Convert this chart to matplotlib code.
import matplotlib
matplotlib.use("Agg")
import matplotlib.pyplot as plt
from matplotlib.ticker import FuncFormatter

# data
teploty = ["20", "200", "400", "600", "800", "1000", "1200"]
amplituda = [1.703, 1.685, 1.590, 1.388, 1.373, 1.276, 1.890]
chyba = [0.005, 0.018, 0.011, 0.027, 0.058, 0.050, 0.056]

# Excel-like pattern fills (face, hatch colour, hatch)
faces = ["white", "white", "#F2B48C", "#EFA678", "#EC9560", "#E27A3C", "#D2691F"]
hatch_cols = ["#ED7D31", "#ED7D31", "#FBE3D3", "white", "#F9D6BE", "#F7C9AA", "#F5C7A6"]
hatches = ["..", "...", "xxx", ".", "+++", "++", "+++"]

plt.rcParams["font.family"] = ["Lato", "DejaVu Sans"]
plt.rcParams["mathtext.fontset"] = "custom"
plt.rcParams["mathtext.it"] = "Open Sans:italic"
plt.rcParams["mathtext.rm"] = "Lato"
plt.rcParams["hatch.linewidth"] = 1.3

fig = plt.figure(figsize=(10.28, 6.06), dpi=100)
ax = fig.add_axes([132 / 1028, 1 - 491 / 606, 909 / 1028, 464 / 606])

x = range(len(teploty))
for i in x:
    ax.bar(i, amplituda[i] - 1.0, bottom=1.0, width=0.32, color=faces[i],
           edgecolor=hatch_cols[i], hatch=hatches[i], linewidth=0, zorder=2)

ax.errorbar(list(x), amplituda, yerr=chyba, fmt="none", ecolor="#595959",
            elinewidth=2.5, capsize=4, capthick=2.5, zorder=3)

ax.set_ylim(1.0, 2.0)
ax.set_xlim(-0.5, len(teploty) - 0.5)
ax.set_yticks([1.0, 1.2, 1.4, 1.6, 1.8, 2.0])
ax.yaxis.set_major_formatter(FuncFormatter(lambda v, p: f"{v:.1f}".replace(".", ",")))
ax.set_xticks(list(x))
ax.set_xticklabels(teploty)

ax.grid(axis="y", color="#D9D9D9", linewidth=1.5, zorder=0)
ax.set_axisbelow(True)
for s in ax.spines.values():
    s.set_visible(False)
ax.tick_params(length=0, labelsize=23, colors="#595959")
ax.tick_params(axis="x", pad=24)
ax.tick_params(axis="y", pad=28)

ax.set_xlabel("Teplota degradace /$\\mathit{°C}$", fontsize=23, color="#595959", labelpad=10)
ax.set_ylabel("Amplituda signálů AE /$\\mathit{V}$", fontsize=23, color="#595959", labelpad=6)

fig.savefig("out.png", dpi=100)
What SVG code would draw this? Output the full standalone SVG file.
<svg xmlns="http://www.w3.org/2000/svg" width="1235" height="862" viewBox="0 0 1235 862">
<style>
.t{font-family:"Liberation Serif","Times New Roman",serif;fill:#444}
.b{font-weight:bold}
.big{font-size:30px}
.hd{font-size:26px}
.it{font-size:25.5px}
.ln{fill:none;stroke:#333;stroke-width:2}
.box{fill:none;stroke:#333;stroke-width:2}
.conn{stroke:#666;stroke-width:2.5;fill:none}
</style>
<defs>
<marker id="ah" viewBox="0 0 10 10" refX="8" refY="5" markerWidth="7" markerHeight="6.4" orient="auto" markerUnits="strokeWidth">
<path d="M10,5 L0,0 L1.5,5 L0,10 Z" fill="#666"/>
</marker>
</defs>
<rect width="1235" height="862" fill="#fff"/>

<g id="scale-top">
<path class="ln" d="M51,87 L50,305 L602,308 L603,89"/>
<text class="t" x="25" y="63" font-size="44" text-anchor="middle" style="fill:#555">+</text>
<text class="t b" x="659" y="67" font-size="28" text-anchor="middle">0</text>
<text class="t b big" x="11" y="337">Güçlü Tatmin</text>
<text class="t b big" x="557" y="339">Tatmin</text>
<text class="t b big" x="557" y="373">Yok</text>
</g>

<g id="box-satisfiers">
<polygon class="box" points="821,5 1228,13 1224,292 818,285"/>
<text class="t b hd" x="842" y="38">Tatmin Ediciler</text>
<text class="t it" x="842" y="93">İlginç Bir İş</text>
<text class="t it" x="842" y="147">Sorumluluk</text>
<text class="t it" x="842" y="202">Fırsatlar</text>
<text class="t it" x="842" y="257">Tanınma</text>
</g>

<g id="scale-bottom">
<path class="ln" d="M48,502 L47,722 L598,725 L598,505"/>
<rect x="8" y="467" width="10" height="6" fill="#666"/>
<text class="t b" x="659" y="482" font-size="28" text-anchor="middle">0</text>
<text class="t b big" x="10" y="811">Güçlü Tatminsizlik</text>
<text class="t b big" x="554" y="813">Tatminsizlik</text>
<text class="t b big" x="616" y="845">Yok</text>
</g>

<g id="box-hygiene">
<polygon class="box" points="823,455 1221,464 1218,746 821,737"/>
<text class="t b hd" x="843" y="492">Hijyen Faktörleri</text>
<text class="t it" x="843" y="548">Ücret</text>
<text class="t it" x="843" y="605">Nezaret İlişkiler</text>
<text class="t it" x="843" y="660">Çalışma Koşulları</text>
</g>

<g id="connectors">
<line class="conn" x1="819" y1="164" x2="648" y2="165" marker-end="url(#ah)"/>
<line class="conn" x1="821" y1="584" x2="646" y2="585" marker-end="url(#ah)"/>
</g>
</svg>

==

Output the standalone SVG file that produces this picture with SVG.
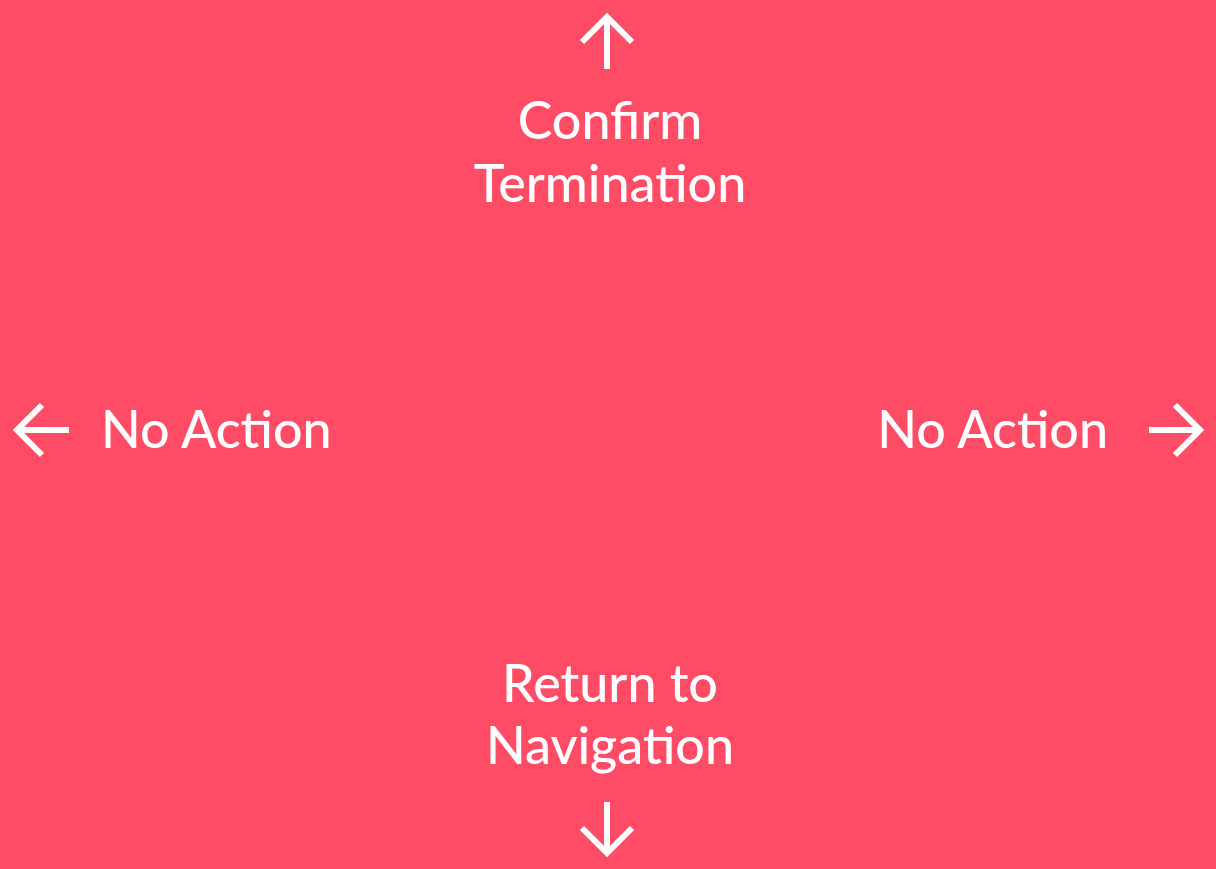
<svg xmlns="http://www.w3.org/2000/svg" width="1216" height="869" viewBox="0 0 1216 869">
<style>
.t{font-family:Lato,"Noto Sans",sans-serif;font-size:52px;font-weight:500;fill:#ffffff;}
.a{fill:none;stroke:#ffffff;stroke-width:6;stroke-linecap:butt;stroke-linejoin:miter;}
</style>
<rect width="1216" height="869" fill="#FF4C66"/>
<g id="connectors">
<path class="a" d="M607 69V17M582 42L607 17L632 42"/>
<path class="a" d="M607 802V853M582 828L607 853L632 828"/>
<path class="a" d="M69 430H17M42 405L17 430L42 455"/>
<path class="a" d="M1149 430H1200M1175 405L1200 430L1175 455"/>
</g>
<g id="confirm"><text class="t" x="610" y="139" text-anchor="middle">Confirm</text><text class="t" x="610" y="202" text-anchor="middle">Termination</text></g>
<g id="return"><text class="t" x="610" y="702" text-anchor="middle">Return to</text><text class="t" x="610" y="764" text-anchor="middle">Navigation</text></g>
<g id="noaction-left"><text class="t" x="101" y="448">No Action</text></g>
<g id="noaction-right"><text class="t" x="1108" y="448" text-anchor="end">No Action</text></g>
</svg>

* * *

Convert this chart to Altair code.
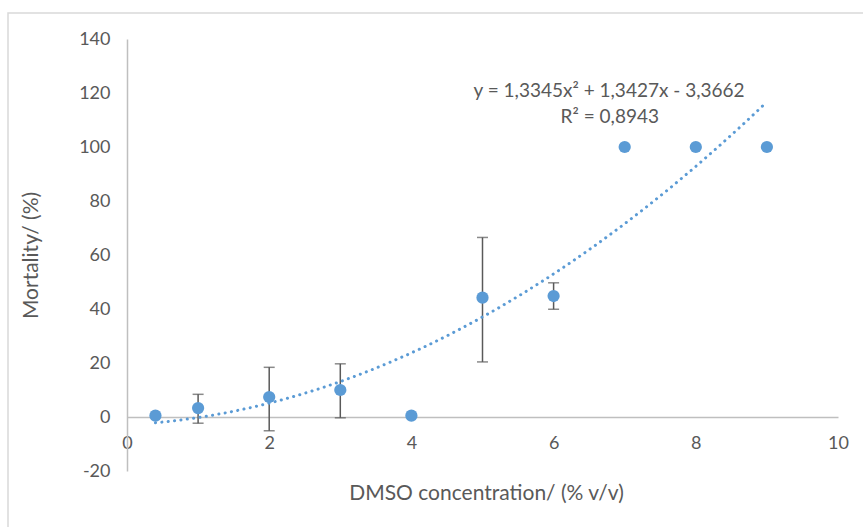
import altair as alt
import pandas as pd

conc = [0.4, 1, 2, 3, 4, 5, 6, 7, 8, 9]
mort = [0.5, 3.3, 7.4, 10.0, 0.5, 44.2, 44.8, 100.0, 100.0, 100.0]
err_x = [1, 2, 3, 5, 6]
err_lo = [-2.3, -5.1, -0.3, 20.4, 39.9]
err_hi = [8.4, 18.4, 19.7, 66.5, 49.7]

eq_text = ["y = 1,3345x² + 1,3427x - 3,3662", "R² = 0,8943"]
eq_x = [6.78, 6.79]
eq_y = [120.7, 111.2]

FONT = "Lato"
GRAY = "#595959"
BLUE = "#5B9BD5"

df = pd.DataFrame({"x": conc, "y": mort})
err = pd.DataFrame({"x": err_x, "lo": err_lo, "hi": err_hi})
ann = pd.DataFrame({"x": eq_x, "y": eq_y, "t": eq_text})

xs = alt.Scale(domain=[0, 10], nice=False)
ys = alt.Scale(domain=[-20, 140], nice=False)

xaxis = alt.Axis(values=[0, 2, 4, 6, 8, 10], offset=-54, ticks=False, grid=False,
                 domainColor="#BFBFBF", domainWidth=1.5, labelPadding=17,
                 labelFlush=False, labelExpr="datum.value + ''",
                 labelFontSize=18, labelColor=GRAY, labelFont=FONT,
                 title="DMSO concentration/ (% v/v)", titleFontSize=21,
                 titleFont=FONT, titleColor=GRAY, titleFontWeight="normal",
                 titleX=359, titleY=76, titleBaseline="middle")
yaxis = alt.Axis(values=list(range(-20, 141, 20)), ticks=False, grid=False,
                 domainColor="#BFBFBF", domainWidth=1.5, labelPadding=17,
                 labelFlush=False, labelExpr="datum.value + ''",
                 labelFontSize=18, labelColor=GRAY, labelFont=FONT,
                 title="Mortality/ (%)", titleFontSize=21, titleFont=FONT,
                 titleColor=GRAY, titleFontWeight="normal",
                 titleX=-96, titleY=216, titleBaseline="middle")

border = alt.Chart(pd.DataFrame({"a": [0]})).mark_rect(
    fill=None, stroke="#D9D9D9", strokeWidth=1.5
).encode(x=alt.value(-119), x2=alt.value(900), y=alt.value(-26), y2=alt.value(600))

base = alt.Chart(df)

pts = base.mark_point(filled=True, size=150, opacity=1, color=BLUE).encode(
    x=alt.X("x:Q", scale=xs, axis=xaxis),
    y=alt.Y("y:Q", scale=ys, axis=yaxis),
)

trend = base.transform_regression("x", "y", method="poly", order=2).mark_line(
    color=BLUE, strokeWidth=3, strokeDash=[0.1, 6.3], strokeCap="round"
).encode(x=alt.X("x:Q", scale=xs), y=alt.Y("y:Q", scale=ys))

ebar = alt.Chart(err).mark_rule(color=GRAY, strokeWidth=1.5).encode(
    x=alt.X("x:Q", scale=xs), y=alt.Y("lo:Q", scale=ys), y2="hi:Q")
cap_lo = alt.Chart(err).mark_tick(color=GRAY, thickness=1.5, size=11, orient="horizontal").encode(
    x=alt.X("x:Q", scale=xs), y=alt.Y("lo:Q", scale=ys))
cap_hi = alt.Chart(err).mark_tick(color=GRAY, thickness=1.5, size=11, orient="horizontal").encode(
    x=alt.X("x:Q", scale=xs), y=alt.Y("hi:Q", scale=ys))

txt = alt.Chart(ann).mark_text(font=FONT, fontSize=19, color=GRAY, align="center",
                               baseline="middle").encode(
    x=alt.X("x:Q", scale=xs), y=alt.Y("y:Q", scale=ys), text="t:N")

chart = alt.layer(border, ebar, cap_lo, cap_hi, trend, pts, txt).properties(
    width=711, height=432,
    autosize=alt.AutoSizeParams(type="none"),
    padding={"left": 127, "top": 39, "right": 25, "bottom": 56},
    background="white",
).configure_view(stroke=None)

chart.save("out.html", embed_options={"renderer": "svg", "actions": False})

To do
Using the entries above, give again exactly the lines from the line holding "Convert this chart to matplotlib code." through the line holding "chyba = [0.005, 0.018, 0.011, 0.027, 0.058, 0.050, 0.056]". Include both end lines and nothing else.

Answer for this exercise
Convert this chart to matplotlib code.
import matplotlib
matplotlib.use("Agg")
import matplotlib.pyplot as plt
from matplotlib.ticker import FuncFormatter

# data
teploty = ["20", "200", "400", "600", "800", "1000", "1200"]
amplituda = [1.703, 1.685, 1.590, 1.388, 1.373, 1.276, 1.890]
chyba = [0.005, 0.018, 0.011, 0.027, 0.058, 0.050, 0.056]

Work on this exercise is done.